Writing the Python Scripts¶

In script1.py, we import the numpy library, create a simple numpy array, multiply each element in the array by 2, and then write the result to a file named results_script1.txt.

In [4]:
%%writefile scripts/script1.py

import numpy as np

# Create an array
array = np.array([1, 2, 3, 4, 5])

# Perform a simple operation
result = array * 2

# Output the result
with open('results_script1.txt', 'w') as f:
    f.write(f'Result: {result}')
Overwriting scripts/script1.py

In script2.py, we import the pandas library, create a pandas DataFrame, calculate basic statistical details like percentile, mean, and standard deviation using the describe method, and then write the result to a file named results_script2.txt.

In [5]:
%%writefile scripts/script2.py

import pandas as pd

# Create a DataFrame
data = {
    'Name': ['John', 'Anna', 'Peter', 'Linda'],
    'Age': [28, 24, 35, 32]
}
df = pd.DataFrame(data)

# Perform a simple operation
result = df.describe()

# Output the result
with open('results_script2.txt', 'w') as f:
    f.write(f'Result:\n{result}')
Overwriting scripts/script2.py

The Nextflow Configuration File¶

The Nextflow configuration provides specifications for how to run the main Nextflow file:

  • process: This keyword is used to define process-specific configurations.

  • withName: SCRIPT1 and withName: SCRIPT2: These specify configurations for each of our processes, which we've named SCRIPT1 and SCRIPT2. withName is used to apply configurations to specific processes by name.

  • conda = "${baseDir}/envs/env1.yaml" and conda = "${baseDir}/envs/env2.yaml": These lines are telling Nextflow to use the specified Conda environment when running the process. ${baseDir} is a variable in Nextflow that represents the base directory of the project.

In [6]:
%%writefile nextflow.config

process {
    withName: SCRIPT1 {
        conda = "${baseDir}/envs/env1.yaml"
    }
    withName: SCRIPT2 {
        conda = "${baseDir}/envs/env2.yaml"
    }
}
Overwriting nextflow.config

The Main Nextflow Script¶

The last component of the workflow is the main Nextflow script with the following parts:

  • process SCRIPT1 and process SCRIPT2: These lines define the two processes that our workflow will execute. Each process represents a computational task in our workflow. In this case, our tasks are running the two Python scripts.

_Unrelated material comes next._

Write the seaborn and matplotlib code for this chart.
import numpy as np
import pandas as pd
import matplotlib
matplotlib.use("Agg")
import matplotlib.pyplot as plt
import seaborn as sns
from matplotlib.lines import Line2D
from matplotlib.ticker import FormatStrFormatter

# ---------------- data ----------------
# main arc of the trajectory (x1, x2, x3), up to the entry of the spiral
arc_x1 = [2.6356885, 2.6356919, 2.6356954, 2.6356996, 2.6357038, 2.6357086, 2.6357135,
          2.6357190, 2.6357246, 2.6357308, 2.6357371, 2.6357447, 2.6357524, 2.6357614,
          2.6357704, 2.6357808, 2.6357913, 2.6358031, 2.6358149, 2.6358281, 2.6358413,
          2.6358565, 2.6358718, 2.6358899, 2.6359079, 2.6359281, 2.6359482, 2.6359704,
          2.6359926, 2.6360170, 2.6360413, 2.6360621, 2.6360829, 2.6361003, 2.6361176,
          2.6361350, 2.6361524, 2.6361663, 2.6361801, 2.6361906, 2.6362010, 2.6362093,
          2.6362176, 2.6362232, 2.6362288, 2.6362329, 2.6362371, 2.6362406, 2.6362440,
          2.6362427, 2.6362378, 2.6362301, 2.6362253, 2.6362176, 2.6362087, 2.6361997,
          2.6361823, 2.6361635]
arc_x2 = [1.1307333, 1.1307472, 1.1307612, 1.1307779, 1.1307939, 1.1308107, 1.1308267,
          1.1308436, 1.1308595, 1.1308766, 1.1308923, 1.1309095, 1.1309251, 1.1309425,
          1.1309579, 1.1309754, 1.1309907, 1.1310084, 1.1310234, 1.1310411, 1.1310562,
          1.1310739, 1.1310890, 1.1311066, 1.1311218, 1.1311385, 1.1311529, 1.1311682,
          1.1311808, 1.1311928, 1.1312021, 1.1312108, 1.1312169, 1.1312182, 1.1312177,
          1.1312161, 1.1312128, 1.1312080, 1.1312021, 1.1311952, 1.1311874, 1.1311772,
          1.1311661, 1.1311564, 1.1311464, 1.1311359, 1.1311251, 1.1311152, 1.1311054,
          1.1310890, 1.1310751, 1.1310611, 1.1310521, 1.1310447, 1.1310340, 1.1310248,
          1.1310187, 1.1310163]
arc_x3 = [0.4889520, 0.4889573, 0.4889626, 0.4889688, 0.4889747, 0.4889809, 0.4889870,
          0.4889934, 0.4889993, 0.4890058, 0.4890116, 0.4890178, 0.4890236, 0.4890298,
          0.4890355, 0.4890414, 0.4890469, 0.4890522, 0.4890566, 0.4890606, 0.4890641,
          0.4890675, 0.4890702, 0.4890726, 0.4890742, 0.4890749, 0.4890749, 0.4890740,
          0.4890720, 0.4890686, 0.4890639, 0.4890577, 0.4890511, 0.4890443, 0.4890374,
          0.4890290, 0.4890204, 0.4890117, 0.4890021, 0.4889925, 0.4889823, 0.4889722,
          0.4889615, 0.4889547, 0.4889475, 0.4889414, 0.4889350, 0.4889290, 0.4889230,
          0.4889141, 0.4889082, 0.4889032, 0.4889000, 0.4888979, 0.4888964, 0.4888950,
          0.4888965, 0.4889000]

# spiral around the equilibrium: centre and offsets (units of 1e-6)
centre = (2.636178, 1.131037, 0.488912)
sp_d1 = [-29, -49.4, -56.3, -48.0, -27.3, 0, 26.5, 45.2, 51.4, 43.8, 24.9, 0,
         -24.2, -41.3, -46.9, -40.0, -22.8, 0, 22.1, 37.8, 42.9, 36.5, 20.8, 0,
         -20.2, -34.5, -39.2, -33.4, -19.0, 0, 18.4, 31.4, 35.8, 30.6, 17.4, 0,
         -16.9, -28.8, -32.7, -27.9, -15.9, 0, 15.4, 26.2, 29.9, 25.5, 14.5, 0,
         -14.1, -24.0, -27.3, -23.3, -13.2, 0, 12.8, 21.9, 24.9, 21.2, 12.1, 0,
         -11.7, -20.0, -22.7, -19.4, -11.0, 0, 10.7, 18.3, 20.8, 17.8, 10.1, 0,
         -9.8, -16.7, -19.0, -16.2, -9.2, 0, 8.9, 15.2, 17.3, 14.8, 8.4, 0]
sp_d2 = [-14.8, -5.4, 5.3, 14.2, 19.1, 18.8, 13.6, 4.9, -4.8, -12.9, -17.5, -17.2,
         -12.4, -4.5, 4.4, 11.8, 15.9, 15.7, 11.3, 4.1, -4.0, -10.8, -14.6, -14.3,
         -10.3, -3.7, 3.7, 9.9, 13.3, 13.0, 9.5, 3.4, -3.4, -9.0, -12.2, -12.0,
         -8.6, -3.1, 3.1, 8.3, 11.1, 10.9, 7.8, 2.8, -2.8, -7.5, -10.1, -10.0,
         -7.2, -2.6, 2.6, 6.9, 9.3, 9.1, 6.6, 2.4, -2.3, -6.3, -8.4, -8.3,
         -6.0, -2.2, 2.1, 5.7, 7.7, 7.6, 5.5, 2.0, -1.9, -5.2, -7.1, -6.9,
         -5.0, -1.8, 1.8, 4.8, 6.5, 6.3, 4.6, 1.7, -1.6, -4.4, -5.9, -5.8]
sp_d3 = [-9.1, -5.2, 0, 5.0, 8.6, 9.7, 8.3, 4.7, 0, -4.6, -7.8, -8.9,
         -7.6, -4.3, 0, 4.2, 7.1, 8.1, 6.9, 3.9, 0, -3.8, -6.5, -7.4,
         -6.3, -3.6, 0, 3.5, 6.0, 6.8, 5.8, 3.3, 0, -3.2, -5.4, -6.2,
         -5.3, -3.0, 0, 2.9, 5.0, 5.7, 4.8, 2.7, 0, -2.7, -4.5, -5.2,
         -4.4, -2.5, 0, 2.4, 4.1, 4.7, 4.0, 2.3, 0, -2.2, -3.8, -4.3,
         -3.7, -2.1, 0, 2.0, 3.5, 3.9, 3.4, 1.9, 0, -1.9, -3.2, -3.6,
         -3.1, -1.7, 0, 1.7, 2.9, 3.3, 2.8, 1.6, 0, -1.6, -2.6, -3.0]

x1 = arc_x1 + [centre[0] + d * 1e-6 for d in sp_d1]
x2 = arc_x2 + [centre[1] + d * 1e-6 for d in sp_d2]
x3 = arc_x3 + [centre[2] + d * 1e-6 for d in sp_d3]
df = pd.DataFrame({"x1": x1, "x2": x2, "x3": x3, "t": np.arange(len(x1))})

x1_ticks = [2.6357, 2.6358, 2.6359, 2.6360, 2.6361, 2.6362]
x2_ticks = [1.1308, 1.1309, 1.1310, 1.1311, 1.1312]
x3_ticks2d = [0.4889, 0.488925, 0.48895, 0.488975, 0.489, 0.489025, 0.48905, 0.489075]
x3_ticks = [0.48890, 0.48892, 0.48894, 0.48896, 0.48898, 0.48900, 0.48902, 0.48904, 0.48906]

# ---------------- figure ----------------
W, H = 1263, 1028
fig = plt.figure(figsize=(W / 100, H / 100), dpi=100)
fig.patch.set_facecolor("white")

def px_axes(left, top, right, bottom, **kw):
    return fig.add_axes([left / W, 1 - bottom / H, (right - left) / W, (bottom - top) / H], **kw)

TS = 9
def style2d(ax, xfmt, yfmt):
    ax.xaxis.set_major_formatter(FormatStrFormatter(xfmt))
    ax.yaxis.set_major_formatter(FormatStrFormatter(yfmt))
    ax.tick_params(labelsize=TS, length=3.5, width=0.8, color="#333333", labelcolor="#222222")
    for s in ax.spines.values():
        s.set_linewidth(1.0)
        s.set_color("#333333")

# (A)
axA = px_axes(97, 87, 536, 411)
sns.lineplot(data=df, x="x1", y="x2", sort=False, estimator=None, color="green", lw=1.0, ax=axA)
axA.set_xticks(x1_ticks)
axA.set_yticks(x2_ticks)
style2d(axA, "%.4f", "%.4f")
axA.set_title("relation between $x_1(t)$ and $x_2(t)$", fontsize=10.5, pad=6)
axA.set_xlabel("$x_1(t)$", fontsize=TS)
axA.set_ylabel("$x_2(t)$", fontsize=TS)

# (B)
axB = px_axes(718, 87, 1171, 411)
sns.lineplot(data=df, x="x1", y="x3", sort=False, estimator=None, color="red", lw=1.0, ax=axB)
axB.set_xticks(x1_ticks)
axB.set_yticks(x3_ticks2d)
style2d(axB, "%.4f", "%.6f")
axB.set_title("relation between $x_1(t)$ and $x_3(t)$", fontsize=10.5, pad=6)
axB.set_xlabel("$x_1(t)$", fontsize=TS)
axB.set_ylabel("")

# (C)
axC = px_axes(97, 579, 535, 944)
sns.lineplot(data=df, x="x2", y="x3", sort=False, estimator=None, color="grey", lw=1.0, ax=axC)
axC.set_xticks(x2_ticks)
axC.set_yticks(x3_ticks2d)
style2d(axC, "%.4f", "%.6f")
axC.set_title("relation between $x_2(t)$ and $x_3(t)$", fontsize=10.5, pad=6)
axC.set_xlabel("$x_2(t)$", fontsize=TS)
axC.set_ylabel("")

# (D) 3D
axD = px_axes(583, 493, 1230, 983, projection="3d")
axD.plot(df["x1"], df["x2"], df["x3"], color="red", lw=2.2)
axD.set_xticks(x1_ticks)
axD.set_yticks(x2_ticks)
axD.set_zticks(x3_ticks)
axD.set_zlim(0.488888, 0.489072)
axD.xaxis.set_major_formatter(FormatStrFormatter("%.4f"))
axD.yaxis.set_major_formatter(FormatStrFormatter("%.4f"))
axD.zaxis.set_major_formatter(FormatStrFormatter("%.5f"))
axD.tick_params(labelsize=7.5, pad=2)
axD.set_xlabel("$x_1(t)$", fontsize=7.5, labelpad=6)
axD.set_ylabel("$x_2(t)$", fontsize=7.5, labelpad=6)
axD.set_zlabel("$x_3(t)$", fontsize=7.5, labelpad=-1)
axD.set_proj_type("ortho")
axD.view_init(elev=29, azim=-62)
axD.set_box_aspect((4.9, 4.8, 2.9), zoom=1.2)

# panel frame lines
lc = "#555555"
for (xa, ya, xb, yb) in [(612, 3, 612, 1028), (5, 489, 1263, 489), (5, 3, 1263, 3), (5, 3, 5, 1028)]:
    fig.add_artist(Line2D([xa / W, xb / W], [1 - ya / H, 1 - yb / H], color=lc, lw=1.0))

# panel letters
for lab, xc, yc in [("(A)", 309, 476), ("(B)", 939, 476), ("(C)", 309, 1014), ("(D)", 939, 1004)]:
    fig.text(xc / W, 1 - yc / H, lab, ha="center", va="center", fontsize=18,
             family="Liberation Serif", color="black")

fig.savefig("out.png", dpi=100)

  • publishDir "${baseDir}/results", mode: 'copy': This directive tells Nextflow to copy the outputs of the process to the results directory located in the base directory of the project.

  • output: path("results_script1.txt"), emit: result and output: path("results_script2.txt"), emit: result: These lines specify the output files of the processes. The emit keyword allows us to assign a name (result) to the output for further use in the workflow.

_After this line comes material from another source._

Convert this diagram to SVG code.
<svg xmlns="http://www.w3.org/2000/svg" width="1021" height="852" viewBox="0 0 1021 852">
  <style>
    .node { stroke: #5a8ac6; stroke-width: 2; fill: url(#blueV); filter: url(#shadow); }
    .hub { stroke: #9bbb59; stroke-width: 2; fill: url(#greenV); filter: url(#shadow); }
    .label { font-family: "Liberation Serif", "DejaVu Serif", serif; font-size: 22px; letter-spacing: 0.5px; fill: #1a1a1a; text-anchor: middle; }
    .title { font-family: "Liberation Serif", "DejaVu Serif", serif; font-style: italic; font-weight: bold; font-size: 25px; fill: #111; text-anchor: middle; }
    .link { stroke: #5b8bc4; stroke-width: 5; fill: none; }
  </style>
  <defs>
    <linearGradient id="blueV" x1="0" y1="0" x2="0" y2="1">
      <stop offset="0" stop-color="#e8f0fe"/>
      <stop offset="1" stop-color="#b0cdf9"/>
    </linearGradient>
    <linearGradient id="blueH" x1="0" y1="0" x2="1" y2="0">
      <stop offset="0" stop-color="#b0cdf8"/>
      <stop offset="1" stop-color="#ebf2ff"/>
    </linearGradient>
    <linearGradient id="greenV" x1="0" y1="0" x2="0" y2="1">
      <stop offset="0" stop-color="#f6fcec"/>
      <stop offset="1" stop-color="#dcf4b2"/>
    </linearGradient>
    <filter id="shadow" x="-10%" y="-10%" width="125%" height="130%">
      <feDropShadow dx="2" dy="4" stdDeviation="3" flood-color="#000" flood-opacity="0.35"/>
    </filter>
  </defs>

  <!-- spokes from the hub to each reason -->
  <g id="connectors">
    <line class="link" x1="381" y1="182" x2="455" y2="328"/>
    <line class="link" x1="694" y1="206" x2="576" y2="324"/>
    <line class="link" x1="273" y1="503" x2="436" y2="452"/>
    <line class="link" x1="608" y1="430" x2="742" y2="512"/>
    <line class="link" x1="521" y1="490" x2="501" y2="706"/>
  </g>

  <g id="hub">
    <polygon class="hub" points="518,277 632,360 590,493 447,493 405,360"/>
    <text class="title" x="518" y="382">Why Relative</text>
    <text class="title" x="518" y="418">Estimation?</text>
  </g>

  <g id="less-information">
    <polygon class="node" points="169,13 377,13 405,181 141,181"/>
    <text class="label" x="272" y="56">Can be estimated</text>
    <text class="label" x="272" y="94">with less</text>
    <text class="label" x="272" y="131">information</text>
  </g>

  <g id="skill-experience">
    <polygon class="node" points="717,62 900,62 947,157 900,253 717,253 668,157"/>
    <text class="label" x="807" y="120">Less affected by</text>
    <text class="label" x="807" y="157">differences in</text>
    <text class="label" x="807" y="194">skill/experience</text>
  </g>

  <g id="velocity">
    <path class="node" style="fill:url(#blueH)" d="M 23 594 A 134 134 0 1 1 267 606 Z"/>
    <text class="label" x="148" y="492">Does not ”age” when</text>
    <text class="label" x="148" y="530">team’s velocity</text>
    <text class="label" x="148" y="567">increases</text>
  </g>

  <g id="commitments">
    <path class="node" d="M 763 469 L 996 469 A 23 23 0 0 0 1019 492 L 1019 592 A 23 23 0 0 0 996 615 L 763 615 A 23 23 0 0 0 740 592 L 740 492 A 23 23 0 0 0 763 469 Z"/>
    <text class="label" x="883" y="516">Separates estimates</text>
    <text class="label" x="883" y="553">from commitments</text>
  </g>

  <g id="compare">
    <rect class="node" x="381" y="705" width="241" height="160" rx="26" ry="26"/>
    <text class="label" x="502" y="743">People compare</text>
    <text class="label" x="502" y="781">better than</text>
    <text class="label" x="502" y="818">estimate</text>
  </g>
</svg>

  • script: """ python ${baseDir}/scripts/script1.py """ and script: """ python ${baseDir}/scripts/script2.py """: These are the actual scripts that will be run for each process. They are simple shell commands to run the Python scripts. ${baseDir} is a variable in Nextflow that represents the base directory of the project.

  • workflow { SCRIPT1(); SCRIPT2() }: This is the main workflow block that specifies the order in which to run the processes. The processes SCRIPT1 and SCRIPT2 are run in the order they are written.

In [7]:
%%writefile main.nf

process SCRIPT1 {
    publishDir "${baseDir}/results", mode: 'copy'
    
    output:
        path("results_script1.txt"), emit: result

    script:
    """
    python3 ${baseDir}/scripts/script1.py
    """
}

process SCRIPT2 {
    publishDir "${baseDir}/results", mode: 'copy'
    
    output:
        path("results_script2.txt"), emit: result

    script:
    """
    python3 ${baseDir}/scripts/script2.py
    """
}

workflow {
    SCRIPT1()
    SCRIPT2()
}
Overwriting main.nf

Running the Nextflow Workflow¶

In [ ]:
!nextflow run main.nf
N E X T F L O W  ~  version 22.10.6
Launching `main.nf` [reverent_golick] DSL2 - revision: 7e1971871e

When this command is run, Nextflow will execute our workflow. It will create and activate the Conda environments specified in env1.yaml and env2.yaml, run script1.py in env1 and script2.py in env2, and then copy the outputs to the results directory.